I had been in Edinburgh – “Auld Reikie” as the eighteenth-century poet Robert Fergusson referred to the city in his eponymous 300-line poem – for three months when, on a chilly but clear-skied December Saturday afternoon, I set out for the village of Duddingston, about a half hour’s walk from my student Hall of Residence. Not being aware that unassuming beginning-of-winter days could end in snow and sleet, I fell victim to the commonest of human errors – not thinking of storms ahead when the weather appears fine.
By the time I reached the village, it had transformed into the monochrome beauty of a snow land. As the night came in, I headed back to the Hall, the wind punching the air from my lungs and peppering my face with thick snowflakes that caught my eyelashes, then fell on my cheeks as tears.
We almost bumped into one another under the sudden glare of neon light in the Hall’s foyer, I going in, she rugged up in an ankle-length coat and woollen scarf and about to leave.

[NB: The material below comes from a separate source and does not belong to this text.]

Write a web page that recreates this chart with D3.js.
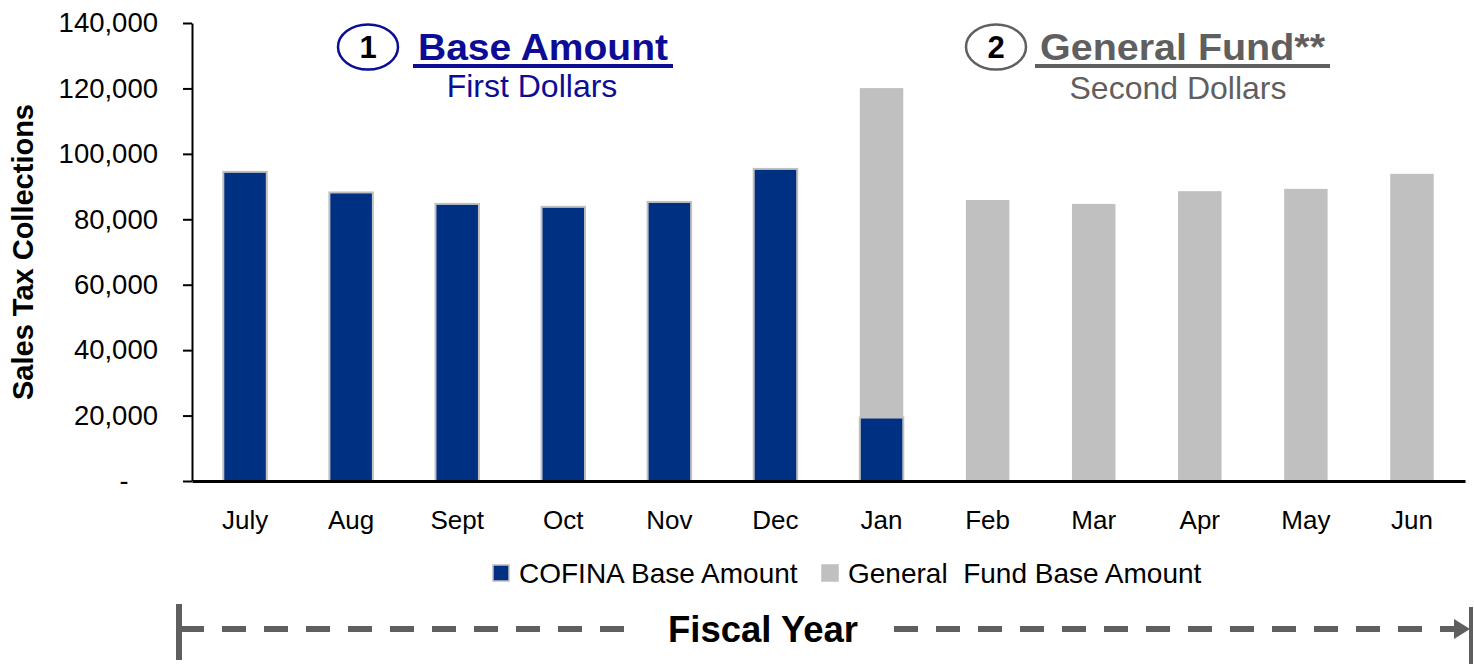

“Och! Look a’ yue. Yer covered in snow. You’d be freezin’,” she said in a lilting lowlands accent. In an instant, she set about brushing caked snow off my hood and shoulders. I had no idea who she was.
“Turn aroond!” and she spun me around, sweeping away the white crusts from my back with quick broad strokes.
“There! That’s betta,” she smiled.
I turned back towards her and felt her eyes rest on my icy cheeks and lips. Without a word, I reached for her hands. They were slender, almost fragile and, of course, cold. She gave the slightest response, her fingers holding mine, a tiny gesture I devoured. In those few seconds, our hands gave us an unspoken pact of solidarity against the common foe of coldness and a fleeting access to each other. Then it was gone.
“Och, yer cannae do that. Ma boyfriend’s waitin’!” She pulled her hands away and turned towards the door. Then, as if having second thoughts, she turned back. She leaned towards me and I caught the faint, sweet smell of alcohol on her breath. She put her hands up to my face and kissed me hard on the mouth.
“Dinny forget aboot keepin’ warm toneet!” She laughed and skipped away, disappearing into the darkness.
That dreich evening, “keepin’ warm” alone in my room, I made little progress with an essay on calcium metabolism. I kept recalling her hands and, yes, her mouth too. The vagabond lightness of the sweep of her hands betrayed a carnal ease, a carefree sweetness. The confidence, albeit aided by a dram or two, with which her hands held my face revealed a fearless tenderness full of promise. I knew they signified something of her inner self, an unconscious expression of a need for intimacy. Years later I found this same sentiment in Emily Dickinson’s Poem 657: “This – / The spreading wide of my narrow Hands / To gather paradise –”.